Most disciplinary problems are behavioral problems, not performance issues. Many fire departments have clearly articulated core values, but firefighters are rarely evaluated on how they live out those core values on a daily basis. What is the point of your organizational values and personal values if they are not used as the yardstick that all behavior is measured against? If your company officers are conducting subordinate-counseling sessions with firefighters on attitude and behavior issues and the company officers are not tying in the core values of your department, they’re not doing it right.
I met with a fire chief who was venting some of his frustrations with a lack of accountability and responsibility in his department. He said, “It just seems like few people make themselves accountable for their actions and no one wants to take responsibility, especially with some of our command staff who are supposed to be setting the example as role-model leaders. We expect everyone in the department to act as a leader, whether formal or informal. But how can we expect that if the leaders who are furthest up in the chain of command aren’t doing that themselves? How do I create more accountability?”
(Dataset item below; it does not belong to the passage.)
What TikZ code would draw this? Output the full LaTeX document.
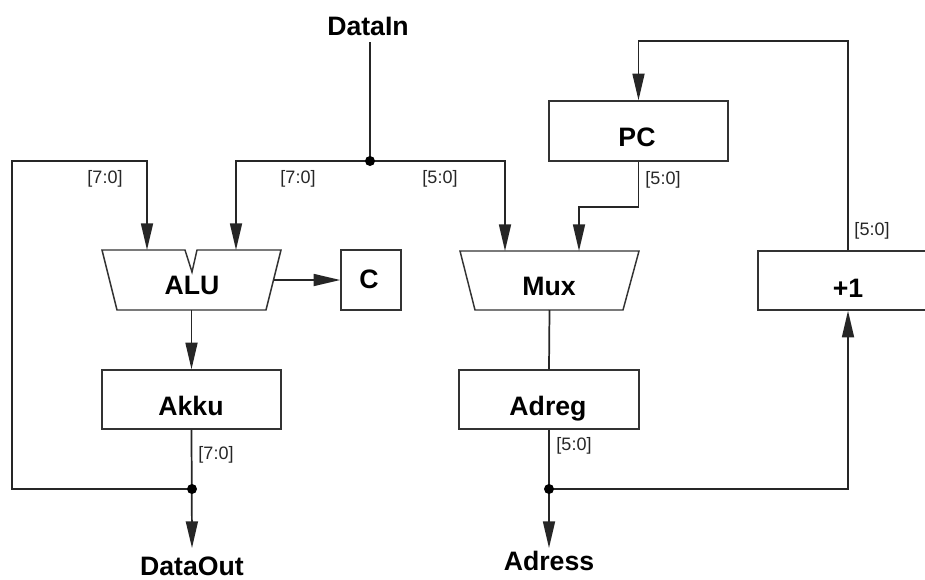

I said, “Let me ask you this: of the following choices, who do think has the most accurate assessment as to the effectiveness of someone’s leadership skills: their subordinates, their managers or their peers?”
He said, “Their subordinates.”
“Who would be second?”
“Who would be last?”
“Who evaluates every member of your department?”
What’s wrong with this picture? The light bulb came on for him and I explained the concept of a 360-degree evaluation. This type of evaluation gets input from subordinates, managers, peers and sometimes even members of the public or other city departments the firefighter comes into contact with. Do you think when people know that everyone around them will be part of their evaluation process that accountability to the core values will go up? You bet it will! One reason some managers treat their employees poorly is because there is no accountability. Do you think if managers who treat their employees poorly know their employees will be evaluating them as well as their managers they would take responsibility to change their behavior? I guarantee they would.
In my discussion with the fire chief, I asked what the core values of his department are. He said they are teamwork, professionalism, integrity, diversity, respect and excellence. I showed him how they should be the foundation of a 360-degree evaluation.
The main categories are the core values and the subcategories of the evaluation are behaviors that reflect alignment with the core values. For example, under “Respect” could be an evaluation of the following behaviors: Treats subordinates with respect, acts in a manner that earns respect, treats everyone with importance regardless of their differences and models respect up and down the chain of command.
The values of your department should be the basis and foundation of your evaluations. A 360-degree evaluation will collect input up, down and across the chain of command on how well people live out the core values of the organization as well as their own personal core values. It should be conducted on every member of your fire department, starting with your fire chief (setting the example of asking for constructive input) and funneling all the way down to the front line.